For every copy of ”Simple House” that`s sold, 55 cents goes to Habitat for Humanity, the social agency that helps poor people build modest homes for themselves. Becker`s fame may be leagues behind that of such Habitat helpers such as Jimmy and Rosalynn Carter, but the 85,000 copies that ”Simple House” had sold prior to the Grammy nomination this month have helped build a house in St. Louis. A benefit concert in Nashville was aimed at funding a house in one night, and a Habitat representative is available for information at every stop on Becker`s tour. Becker has also hammered away at a couple of construction sites herself.

Becker also sponsors a needy Peruvian child through Compassion International, a Christian relief agency, and a Compassion brochure is included inside copies of ”Simple House.”

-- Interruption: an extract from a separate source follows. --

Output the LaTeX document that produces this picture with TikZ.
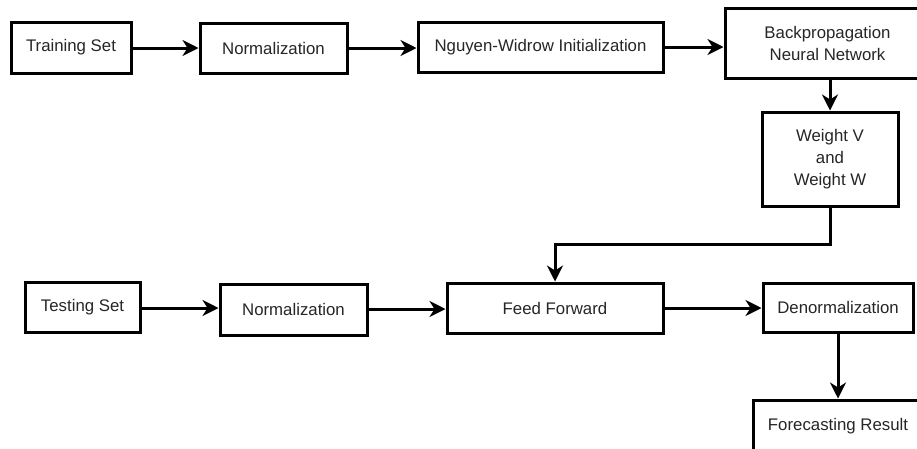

As Becker`s life has taken a dramatic turn in the last few years, so too has her music. When she first arrived on the Christian rock scene, her layered guitars and multioctave voice (she once auditioned for the Metropolitan Opera) drew dozens of comparisons to Heart. But as Becker`s songwriting has matured, she has begun to put a more personal stamp on her albums, with songs that owe more to Kate Bush than Heart.

”On my first album, I was very new at what I was doing,” she said. ”I didn`t know a lot about the production of songs, so I was a lot more quiet in the studio.”

But on ”Simple House,” she said, ”I came to the table with almost all the arrangements written out.”

Lyrically, Becker`s words, not to mention her vocal delivery, share the gut-level honesty and intensity of Melissa Etheridge as she deals with her hopes and fears, joy and alienation:

”Sometimes I dance like a gypsy,/Sing too loud, play like a banshee./

Sometimes I don`t eat for a week,/Spend my time talking to you on my knees./

I`m just a love-driven fool,/And whatever I can do/I`m gonna do for you.”

That kind of stark honesty-and commitment-is a bit unusual for Christian music, but Becker is something of an anomaly in her field. She`s a woman in a male-dominated industry and, in her early 30s, is still single and likes it that way, despite pressure from others in the Christian music business-and audience-to get married.

”I`m probably unique in this business in that I don`t want to get married,” she said. ”Maybe it`s because I live with guys day in and day out on tour. They`re close friends on the road, but when I get home I just want to hole up by myself.”

Even among Christian musicians, Becker may be taking the road less traveled. But it`s making it a much more enriching journey for her listeners.